Alors que l’usine Lubrizol reprenait à peine son activité sur le site de Rouen, un terrible incendie a eu lieu à la raffinerie Total de Gonfreville-l’Orcher samedi 14 décembre 2019.
Si l’origine du feu de la raffinerie Total, comme celui de Lubrizol, reste à déterminer, nous pouvons observer des similitudes dans les discours patronaux. Concernant Lubrizol, le collectif unitaire a mis en évidence comment l’industriel et la préfecture avaient caché des informations essentiels en vue de « rassurer » la population, comme la présence de toitures amiantées, le stockage des produits Lubrizol chez Normandie Logistique dans des conditions de sécurité non satisfaisantes ou encore sur la dangerosité du nuage. Concernant l’incendie Total, le préfet garde le même discours sur la non-toxicité du nuage alors qu’il est scientifiquement démontré que les incendies d’hydrocarbure dégagent des composants cancérogènes dont des hydrocarbures polycycliques aromatiques reconnus cancérogènes par le Centre international de recherche sur le cancer.
Trois incidents en trois semaines
Autre similitude, le fait que Total taise les incidents à répétition sur le site, notamment lors du redémarrage après l’arrêt technique programmé de deux mois. Répéter en boucle à la presse que Total a dépensé 110 millions d’euros lors des travaux ne suffit pas pour convaincre que la sécurité est au rendez-vous.
Preuve en est, trois incidents majeurs ont eu lieu sur le site en trois semaines, dont une rupture de canalisation de pétrole brut, une fuite d’éthylène et un départ d’incendie.
Comment ne pas faire le lien entre ces incidents à répétition et les conditions de plus en plus drastiques des arrêts techniques, des arrêts de plus en plus courts, avec de plus en plus de sous-traitance et des contraintes de temps peu compatibles avec des travaux de qualité ? La chasse aux économies et la course aux profits se fait comme toujours au détriment de la sécurité des salariéEs et des populations.
La « transparence totale », vraiment ?
Lors de sa visite sur le site de Lubrizol le 30 septembre dernier, le Premier ministre Édouard Philippe a insisté sur un mot d’ordre : « la transparence totale ». Force est de constater qu’on est loin du compte concernant la reprise partielle d’activité de Lubrizol.

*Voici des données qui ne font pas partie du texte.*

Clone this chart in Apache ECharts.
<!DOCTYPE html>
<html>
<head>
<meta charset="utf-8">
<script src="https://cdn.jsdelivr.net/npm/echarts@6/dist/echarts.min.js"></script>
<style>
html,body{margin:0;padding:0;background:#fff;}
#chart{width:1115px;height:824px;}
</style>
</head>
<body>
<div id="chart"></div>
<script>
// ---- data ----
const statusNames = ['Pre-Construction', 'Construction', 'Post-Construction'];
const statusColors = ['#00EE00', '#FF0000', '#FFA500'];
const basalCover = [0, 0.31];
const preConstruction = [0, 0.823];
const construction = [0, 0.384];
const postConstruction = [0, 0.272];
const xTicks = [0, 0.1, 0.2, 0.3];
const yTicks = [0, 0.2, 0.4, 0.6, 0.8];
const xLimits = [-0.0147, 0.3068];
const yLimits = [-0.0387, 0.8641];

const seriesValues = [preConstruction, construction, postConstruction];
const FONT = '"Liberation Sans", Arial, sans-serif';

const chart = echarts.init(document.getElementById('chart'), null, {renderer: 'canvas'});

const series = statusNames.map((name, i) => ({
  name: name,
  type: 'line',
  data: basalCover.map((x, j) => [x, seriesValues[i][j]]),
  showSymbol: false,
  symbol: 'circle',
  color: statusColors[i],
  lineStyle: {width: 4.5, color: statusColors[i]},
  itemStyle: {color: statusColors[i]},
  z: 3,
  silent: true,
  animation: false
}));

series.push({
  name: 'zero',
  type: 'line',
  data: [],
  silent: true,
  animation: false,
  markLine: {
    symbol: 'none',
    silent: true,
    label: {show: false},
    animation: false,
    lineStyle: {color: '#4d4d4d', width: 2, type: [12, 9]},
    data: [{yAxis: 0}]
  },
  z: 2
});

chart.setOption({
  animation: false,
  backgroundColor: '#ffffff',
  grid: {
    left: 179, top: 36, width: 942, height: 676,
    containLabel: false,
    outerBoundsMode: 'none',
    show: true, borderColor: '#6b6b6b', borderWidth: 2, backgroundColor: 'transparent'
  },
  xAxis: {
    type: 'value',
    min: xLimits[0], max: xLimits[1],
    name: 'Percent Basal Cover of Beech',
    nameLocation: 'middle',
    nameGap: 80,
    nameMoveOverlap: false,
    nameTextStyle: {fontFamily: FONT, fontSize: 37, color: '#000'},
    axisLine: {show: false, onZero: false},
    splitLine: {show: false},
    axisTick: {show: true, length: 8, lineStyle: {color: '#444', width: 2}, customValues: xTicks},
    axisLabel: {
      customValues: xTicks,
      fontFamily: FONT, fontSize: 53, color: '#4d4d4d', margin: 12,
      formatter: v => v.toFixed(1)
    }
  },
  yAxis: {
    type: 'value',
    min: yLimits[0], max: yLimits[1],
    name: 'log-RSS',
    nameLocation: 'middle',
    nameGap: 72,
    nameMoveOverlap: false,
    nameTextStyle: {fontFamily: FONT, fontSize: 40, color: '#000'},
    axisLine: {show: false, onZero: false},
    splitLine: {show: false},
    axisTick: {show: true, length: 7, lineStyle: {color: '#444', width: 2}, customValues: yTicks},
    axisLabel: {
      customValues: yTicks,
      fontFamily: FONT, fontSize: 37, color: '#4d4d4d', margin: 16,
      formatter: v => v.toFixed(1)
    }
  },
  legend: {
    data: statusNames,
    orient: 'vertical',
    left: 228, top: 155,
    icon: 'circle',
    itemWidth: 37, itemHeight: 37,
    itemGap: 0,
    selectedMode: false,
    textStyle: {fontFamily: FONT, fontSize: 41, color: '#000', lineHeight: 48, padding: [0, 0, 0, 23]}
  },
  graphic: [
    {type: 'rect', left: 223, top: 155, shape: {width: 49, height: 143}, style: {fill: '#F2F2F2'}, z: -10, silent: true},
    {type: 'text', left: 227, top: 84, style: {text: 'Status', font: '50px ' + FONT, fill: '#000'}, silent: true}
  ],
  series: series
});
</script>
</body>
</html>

Ainsi les éléments transmis au CODERST (conseil départemental de l’environnement et des risques sanitaires et technologiques) ne sont pas publics, tandis que la direction de Lubrizol se refuse à informer les riverainEs des travaux réalisés sur le site, de la mise à jour de son évaluation du risque, de son plan de lutte contre l’incendie, des conditions d’enfutage et de stockage sur trois nouveaux sites sous-traités, de la publication sur son site de documents rendus obligatoires par la réglementation… Bref, une communication à minima qui n’est pas pour rassurer travailleurEs et riverainEs. Sans compter que le redémarrage d’une partie de l’activité se fait sans que l’on connaisse à ce jour la cause de l’incendie, et avant même le résultat de l’expertise pour risque grave votée par les représentantEs du personnel de Lubrizol.
Depuis l’incendie Lubrizol du 26 septembre 2019, plusieurs syndicats, CGT en tête, ne cessent de répéter que les industriels jouent de plus en plus avec la vie des salariéEs et des riverainEs, que des pans entiers de la réglementation ne sont pas respectés par les donneurs d’ordres en matière de sous-traitance et de formation notamment comme le confirme l’enquête du Club Maintenance de la CCI de Rouen.
Si les organisations syndicales portent des revendications essentielles comme l’interdiction de la sous-traitance dans les industries à risque, le retour des CHSCT avec des pouvoirs renforcés ou l’impunité zéro contre la délinquance en col blanc, il ne faut pas perdre de vue que le combat principal doit être d’interdire aux capitalistes de posséder des industries dangereuses comme la chimie, le pétrole ou encore la fabrication de médicaments.